When will this happen? No idea, but the signal will most likely be when bonds and equities start to fall together while bond yields rise sharply into real terms positive territory, and we're obviously not at that stage yet. Meanwhile I'm not particularly concerned which way markets move as long as I am on the right side of them.

Why the preamble about this today? That's because I've found a very nice quality rising channel on ES from the October low, and that's good news for bulls. It's also (though less immediately) good news for bears as the channel support trendline gives us a decent signal for when the current uptrend is in trouble. Channel support is at 1234 at the time of writing:
NQ broke up nicely yesterday and I was gong to give the 2390 area as main resistance today. However that level has been taken out while I've been writing so the key areas today are the 2400 and 2410 (October high) areas:
On TF immediate declining resistance is at 749. TF has been the laggard in recent days while NQ has been strongest:
On SPY yesterday's close was at resistance and a break over that this morning would suggest a run at the open gap above and the October highs not far above there:
The other big rising channel I'm watching at the moment is on GBPUSD, which broke above 1.606 resistance yesterday. The move up has been a little anaemic so far and I'll be happier with the strength on this once GBPUSD can take and hold 1.61:
So all bullish then? Not quite. EURUSD has been lagging equities this week so far and is barely holding its shallow support trendline. The setup still looks weakly bullish but a break below 1.37 would invite a retest of the recent lows:
30yr Treasury futures (ZB) are also still in no man's land. A conviction break of 140 would be equity bullish but if ZB can get back above 142 and hold it then that would be equity bearish. This setup might be a bull flag but looks too messy to me so I'm not treating it as one at the moment:
It's the Vix chart that looks really interesting at the moment though, and that is the chart that most illustrates why we may see this move up on equities fail here, and that any break up or down from here could be very major. On the Vix chart the main support level at 30 is being tested again and a conviction break below would look very bullish. On the bear side though it is entirely possible that Vix is forming a huge IHS pointing at the 50/51 area and I've marked that up on the chart. If the ES channel support trendline were to break then we could be looking at a massive bull failure here:
Last chart of the day is the gold futures (GC) chart, where a decent looking rising wedge is forming that strongly suggests a retracement at least before the 1800 resistance level is broken with any confidence:
The big news today is likely to be whether the government of Silvio Berlusconi in Italy falls this morning.
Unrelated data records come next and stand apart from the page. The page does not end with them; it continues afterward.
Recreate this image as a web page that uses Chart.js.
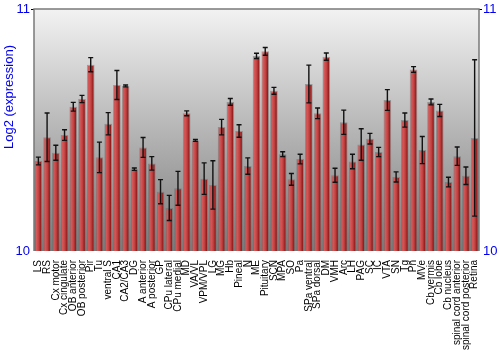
<!DOCTYPE html>
<html lang="en">
<head>
    <meta charset="UTF-8">
    <title>Log2 expression by region</title>
    <script src="https://cdn.jsdelivr.net/npm/chart.js"></script>
    <style>
        body { margin: 0; background: #fff; }
    </style>
</head>
<body>
    <canvas id="chart" width="500" height="350"></canvas>
    <script>
        const regions = ["LS", "RS", "Cx motor", "Cx cingulate", "OB anterior", "OB posterior", "Pir", "Tu",
            "ventral S", "CA1", "CA2/CA3", "DG", "A anterior", "A posterior", "GP", "CPu lateral", "CPu medial",
            "MD", "VA/VL", "VPM/VPL", "LG", "MG", "Hb", "Pineal", "N", "ME", "Pituitary", "SCN", "MPA", "SO",
            "Pa", "SPa ventral", "SPa dorsal", "DM", "VMH", "Arc", "LH", "PAG", "SC", "IC", "VTA", "SN", "Tg",
            "Pn", "MVe", "Cb vermis", "Cb lobe", "Cb nucleus", "spinal cord anterior", "spinal cord posterior",
            "Retina"];

        const expression = [10.372, 10.47, 10.406, 10.479, 10.596, 10.628, 10.77, 10.387,
            10.526, 10.686, 10.682, 10.338, 10.428, 10.362, 10.245, 10.178, 10.259,
            10.569, 10.457, 10.299, 10.273, 10.512, 10.616, 10.496, 10.351, 10.806, 10.825, 10.662, 10.4, 10.296,
            10.38, 10.69, 10.569, 10.803, 10.313, 10.532, 10.37, 10.44, 10.464, 10.409, 10.624, 10.306, 10.541,
            10.75, 10.417, 10.616, 10.581, 10.285, 10.392, 10.311,
            10.467];

        const errors = [0.016, 0.1, 0.031, 0.022, 0.018, 0.015, 0.029, 0.063,
            0.046, 0.06, 0.004, 0.005, 0.041, 0.028, 0.05, 0.052, 0.07,
            0.01, 0.004, 0.065, 0.1, 0.032, 0.014, 0.026, 0.034, 0.011, 0.016, 0.014, 0.01, 0.024,
            0.02, 0.078, 0.022, 0.015, 0.029, 0.05, 0.03, 0.065, 0.022, 0.019, 0.043, 0.021, 0.029,
            0.012, 0.056, 0.012, 0.025, 0.02, 0.038, 0.036,
            0.323];

        const yTicks = [10, 11];

        const blue = "#0000ee";
        const barPct = 0.88;

        function barFill(ctx) {
            const chart = ctx.chart;
            const xs = chart.scales.x;
            if (!xs || ctx.dataIndex === undefined || !chart.chartArea) return "#b83030";
            const cx = xs.getPixelForValue(ctx.dataIndex);
            const w = (xs.width / regions.length) * barPct;
            const g = chart.ctx.createLinearGradient(cx - w / 2, 0, cx + w / 2, 0);
            g.addColorStop(0, "#b83838");
            g.addColorStop(0.25, "#d65a5a");
            g.addColorStop(0.55, "#c24040");
            g.addColorStop(0.85, "#8c1818");
            g.addColorStop(1, "#a52626");
            return g;
        }

        const plotFrame = {
            id: "plotFrame",
            beforeDatasetsDraw(chart) {
                const { ctx, chartArea: a } = chart;
                const g = ctx.createLinearGradient(0, a.top, 0, a.bottom);
                g.addColorStop(0, "#f2f2f2");
                g.addColorStop(1, "#7a7a7a");
                ctx.save();
                ctx.fillStyle = g;
                ctx.fillRect(a.left, a.top, a.right - a.left, a.bottom - a.top);
                ctx.strokeStyle = "#7a7a7a";
                ctx.lineWidth = 1.5;
                ctx.beginPath();
                ctx.moveTo(a.left, a.bottom);
                ctx.lineTo(a.left, a.top);
                ctx.lineTo(a.right, a.top);
                ctx.lineTo(a.right, a.bottom);
                ctx.stroke();
                ctx.restore();
            },
            afterDatasetsDraw(chart) {
                const { ctx } = chart;
                const meta = chart.getDatasetMeta(0);
                const y = chart.scales.y;
                ctx.save();
                ctx.strokeStyle = "#111";
                ctx.lineWidth = 1.4;
                meta.data.forEach((bar, i) => {
                    const top = y.getPixelForValue(expression[i] + errors[i]);
                    const bot = y.getPixelForValue(expression[i] - errors[i]);
                    ctx.beginPath();
                    ctx.moveTo(bar.x, top);
                    ctx.lineTo(bar.x, bot);
                    ctx.moveTo(bar.x - 2.5, top);
                    ctx.lineTo(bar.x + 2.5, top);
                    ctx.moveTo(bar.x - 2.5, bot);
                    ctx.lineTo(bar.x + 2.5, bot);
                    ctx.stroke();
                });
                ctx.restore();
            },
            afterDraw(chart) {
                const { ctx } = chart;
                ctx.save();
                ctx.translate(9, 97);
                ctx.rotate(-Math.PI / 2);
                ctx.fillStyle = blue;
                ctx.font = "13px 'Liberation Sans', Arial, sans-serif";
                ctx.textAlign = "center";
                ctx.textBaseline = "middle";
                ctx.fillText("Log2 (expression)", 0, 0);
                ctx.restore();
            }
        };

        const tickColor = c => (c.tick && c.tick.value === 11 ? "#000" : "rgba(0,0,0,0)");

        new Chart(document.getElementById("chart"), {
            type: "bar",
            data: {
                labels: regions,
                datasets: [{
                    data: expression,
                    backgroundColor: barFill,
                    borderColor: "rgba(110,110,110,0.55)",
                    borderWidth: 1,
                    barPercentage: barPct,
                    categoryPercentage: 1
                }]
            },
            options: {
                responsive: false,
                devicePixelRatio: 1,
                animation: false,
                layout: { padding: { top: 9 } },
                plugins: { legend: { display: false }, tooltip: { enabled: false } },
                scales: {
                    x: {
                        grid: { display: false },
                        border: { display: false },
                        ticks: {
                            autoSkip: false,
                            maxRotation: 90,
                            minRotation: 90,
                            padding: 1,
                            color: "#000",
                            font: { family: "'Liberation Sans', Arial, sans-serif", size: 10 }
                        },
                        afterFit(s) { s.height = 99; }
                    },
                    y: {
                        min: 10,
                        max: 11,
                        afterBuildTicks(s) { s.ticks = yTicks.map(v => ({ value: v })); },
                        grid: { drawOnChartArea: false, tickLength: 3, color: tickColor },
                        border: { display: false },
                        ticks: {
                            padding: 1,
                            color: blue,
                            font: { family: "'Liberation Sans', Arial, sans-serif", size: 13 }
                        },
                        afterFit(s) { s.width = 34; }
                    },
                    y2: {
                        position: "right",
                        min: 10,
                        max: 11,
                        afterBuildTicks(s) { s.ticks = yTicks.map(v => ({ value: v })); },
                        grid: { drawOnChartArea: false, tickLength: 3, color: tickColor },
                        border: { display: false },
                        ticks: {
                            padding: 1,
                            color: blue,
                            font: { family: "'Liberation Sans', Arial, sans-serif", size: 13 }
                        },
                        afterFit(s) { s.width = 21; }
                    }
                }
            },
            plugins: [plotFrame]
        });
    </script>
</body>
</html>
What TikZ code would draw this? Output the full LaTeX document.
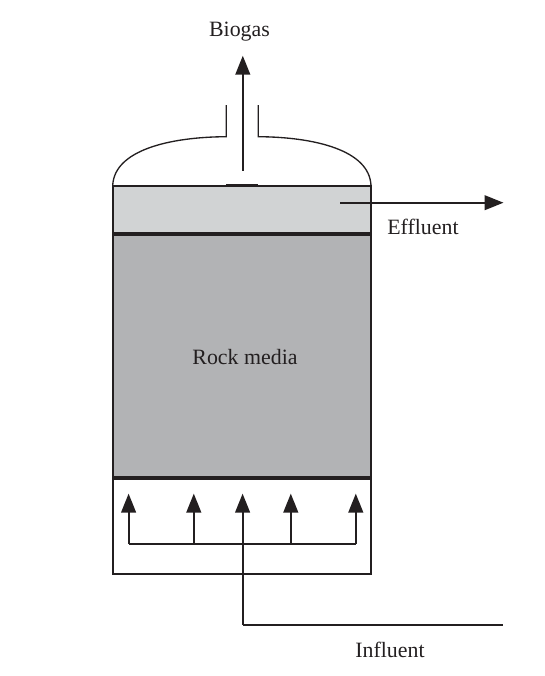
\documentclass[tikz,border=0pt]{standalone}
\usepackage{fontspec}
\setmainfont{Liberation Serif}
\usetikzlibrary{arrows.meta}
\definecolor{lightfill}{HTML}{D1D3D4}
\definecolor{rockfill}{HTML}{B2B3B5}
\definecolor{ink}{HTML}{231F20}
\tikzset{
  wall/.style={draw=ink,line width=1.5pt},
  bar/.style={draw=ink,line width=2.9pt},
  thin outline/.style={draw=ink,line width=1pt},
  pipe/.style={draw=ink,line width=1.5pt},
  flow/.style={draw=ink,line width=1.5pt,-{Triangle[length=14.2pt,width=11pt]}},
  lbl/.style={text=ink,font=\fontsize{16.4pt}{18pt}\selectfont,inner sep=0pt}
}
\begin{document}
\begin{tikzpicture}[x=0.75pt,y=-0.75pt]
\useasboundingbox (0,0) rectangle (545,676);
% named anchor points
\coordinate (tl) at (112.7,185.7);
\coordinate (tr) at (371,185.7);
\coordinate (sl) at (112.7,233.8);
\coordinate (sr) at (371,233.8);
\coordinate (ml) at (112.7,477.7);
\coordinate (mr) at (371,477.7);
\coordinate (bl) at (112.7,573.7);
\coordinate (br) at (371,573.7);
% fills
\fill[lightfill] (tl) rectangle (sr);
\fill[rockfill] (sl) rectangle (mr);
% dome and neck
\draw[thin outline] (tl) -- (tr);
\draw[thin outline] (tl) .. controls (114,150) and (170,137) .. (226.3,136.7) -- (226.3,105);
\draw[thin outline] (tr) .. controls (369.7,150) and (314,137) .. (258.3,136.7) -- (258.3,105);
\draw[draw=ink,line width=1.5pt] (226,185.4) -- (257.5,185.4);
% vessel
\draw[wall] (tl) -- (bl) -- (br) -- (tr) -- cycle;
\draw[bar] (sl) -- (sr);
\draw[bar] (ml) -- (mr);
% outlet flows
\coordinate (gasstart) at (242.8,170.7);
\coordinate (gasend) at (242.8,55.7);
\draw[flow] (gasstart) -- (gasend);
\coordinate (effstart) at (340,202.7);
\coordinate (effend) at (503.5,202.7);
\draw[flow] (effstart) -- (effend);
% distributor
\coordinate (d1) at (128.6,543.7);
\coordinate (d2) at (193.8,543.7);
\coordinate (d3) at (242.6,543.7);
\coordinate (d4) at (290.8,543.7);
\coordinate (d5) at (355.8,543.7);
\coordinate (u1) at (128.6,493.6);
\draw[pipe] (d1) -- (d5);
\draw[flow] (d1) -- (d1 |- u1);
\draw[flow] (d2) -- (d2 |- u1);
\draw[flow] (d3) -- (d3 |- u1);
\draw[flow] (d4) -- (d4 |- u1);
\draw[flow] (d5) -- (d5 |- u1);
% influent
\coordinate (inend) at (503,625);
\draw[pipe] (d3) -- (d3 |- inend);
\draw[draw=ink,line width=1pt] (d3 |- inend) -- (inend);
% labels
\node[lbl] (biogas) at (239.5,32) {Biogas};
\node[lbl] (effluent) at (423,227) {Effluent};
\node[lbl] (rock) at (245,357) {Rock media};
\node[lbl] (influent) at (390,650) {Influent};
\end{tikzpicture}
\end{document}
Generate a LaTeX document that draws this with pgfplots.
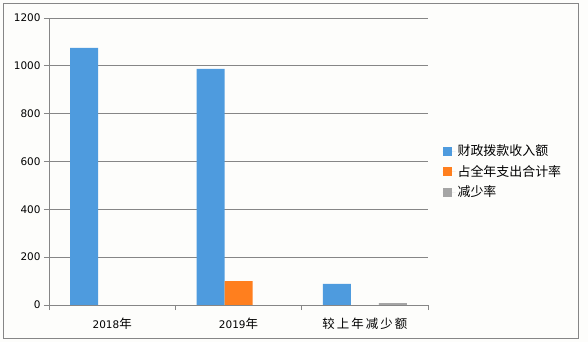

The crucial vote to establish whether he remains in power is at 11am EST I understand, and it's obvious from recent days that if his government falls then that would be very bullish for EURUSD and equities generally. I personally rather like Berlusconi as he's great entertainment value, but Italy needs a strong leader capable of implementing unpopular reforms and he's obviously not that guy.

I'm looking for SPY to open over resistance today while Vix opens below 30. That would look very bullish, subject to the vote in Italy. Anything short of that and there's still a very serious chance that this move up will fail, and everyone should be watching for that failure in case it happens.